Computers and Education: Artificial Intelligence (Jan 2023)
Automated coding of student chats, a trans-topic and language approach
Abstract
Computer-Supported Collaborative Learning (CSCL) is known to be productive if well structured. In CSCL, students construct knowledge by performing learning tasks while communicating about their work. This communication is most often done through online written chats. Understanding what is happening in chats is important from both research and practical perspectives. From a research perspective, insight into chat content offers a window into student interaction and learning. From a more practical standpoint, insight into chat content can (potentially) be used to trigger supportive elements in CSCL environments (e.g., context-sensitive tips or conversational agents). The latter requires real-time, and therefore automated, analysis of the chats. Such an automated analysis is also helpful from the research perspective, since hand-coding of chats is a very time and labour-consuming activity.
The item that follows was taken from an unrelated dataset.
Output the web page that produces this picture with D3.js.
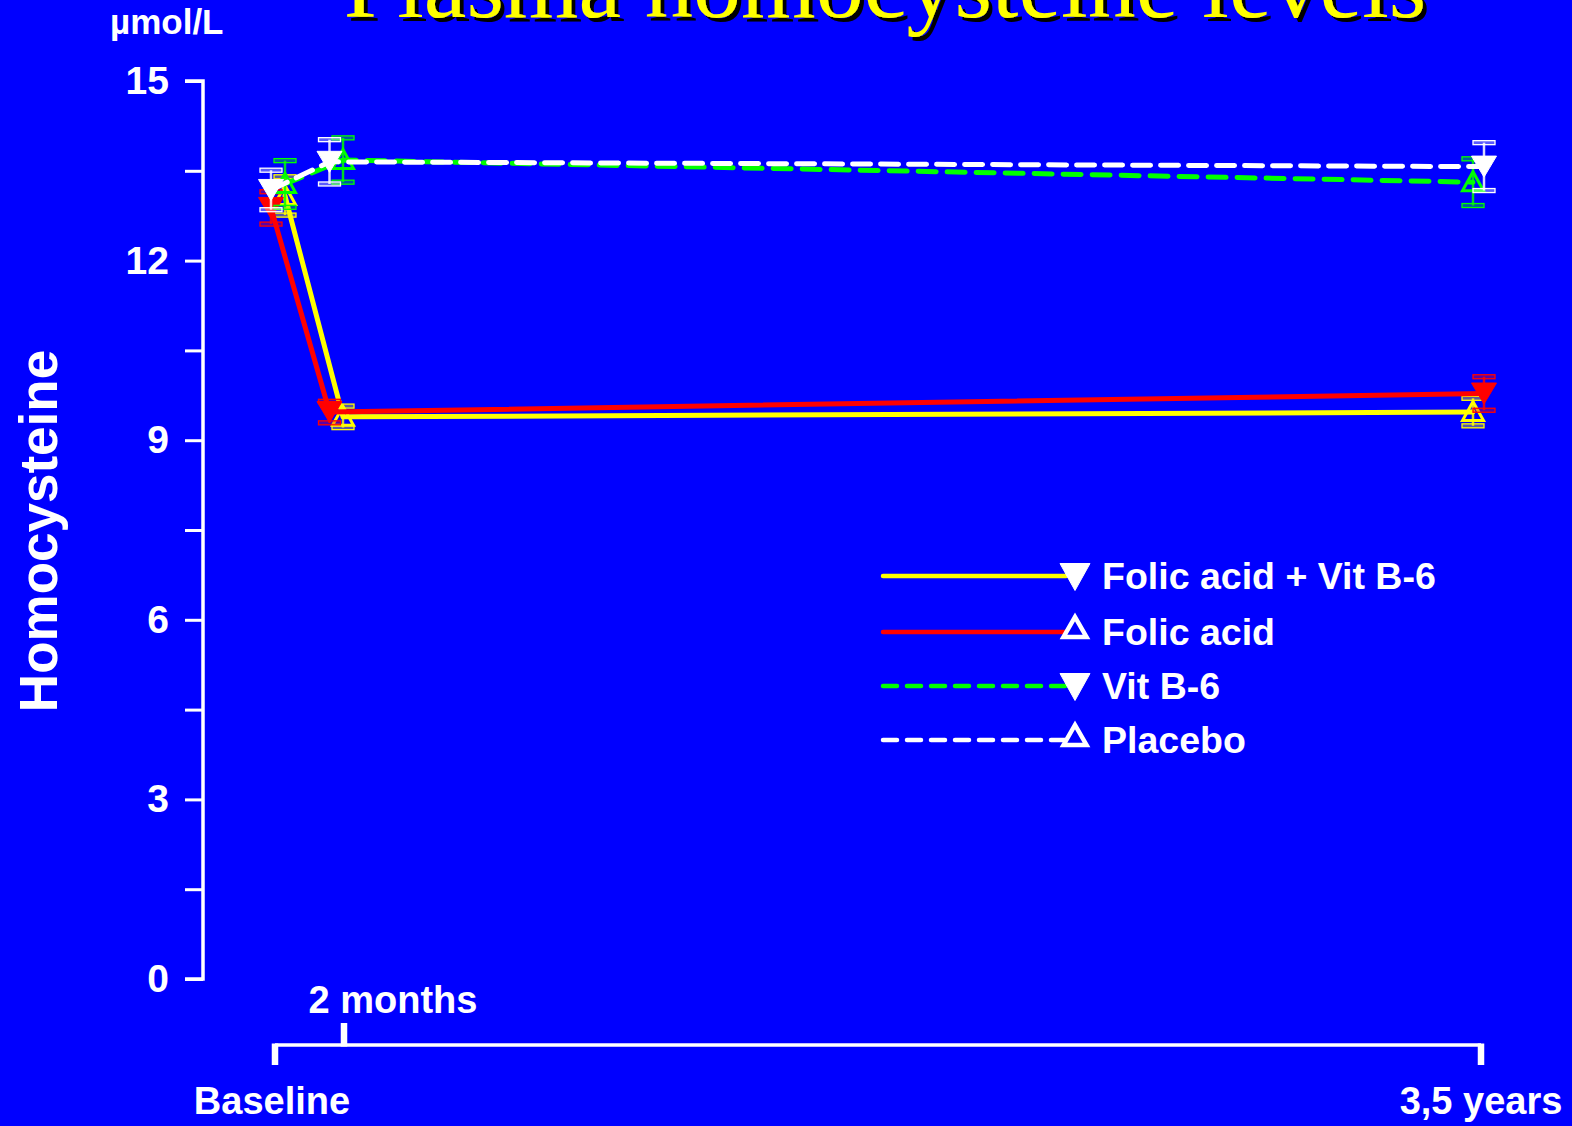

In this article, we propose a new machine learning-based system for automated coding of student chats, which we labelled ConSent. The core of ConSent is an algorithm that uses contextual information and sentence encoding to produce a reliable estimation of chat message content (i.e. code). To optimize usability, ConSent was designed in such a way that it can cover various topics and various languages. To evaluate our approach, we used two sets of chats coming from different topics (within the domain of physics) and different languages (Dutch and Portuguese). We tested different algorithm configurations, including two multilingual sentence encoders, to find the model that yields the best reliability. As a result, analysis revealed that ConSent models can perform with substantial reliability levels and are able to transfer reliable coding of chats in a similar topic and different language. Finally, we discuss how ConSent can form the basis for a conversational agent, we explain the limitations of our approach, and we indicate possible paths for future work to contribute towards reliable and transferable models.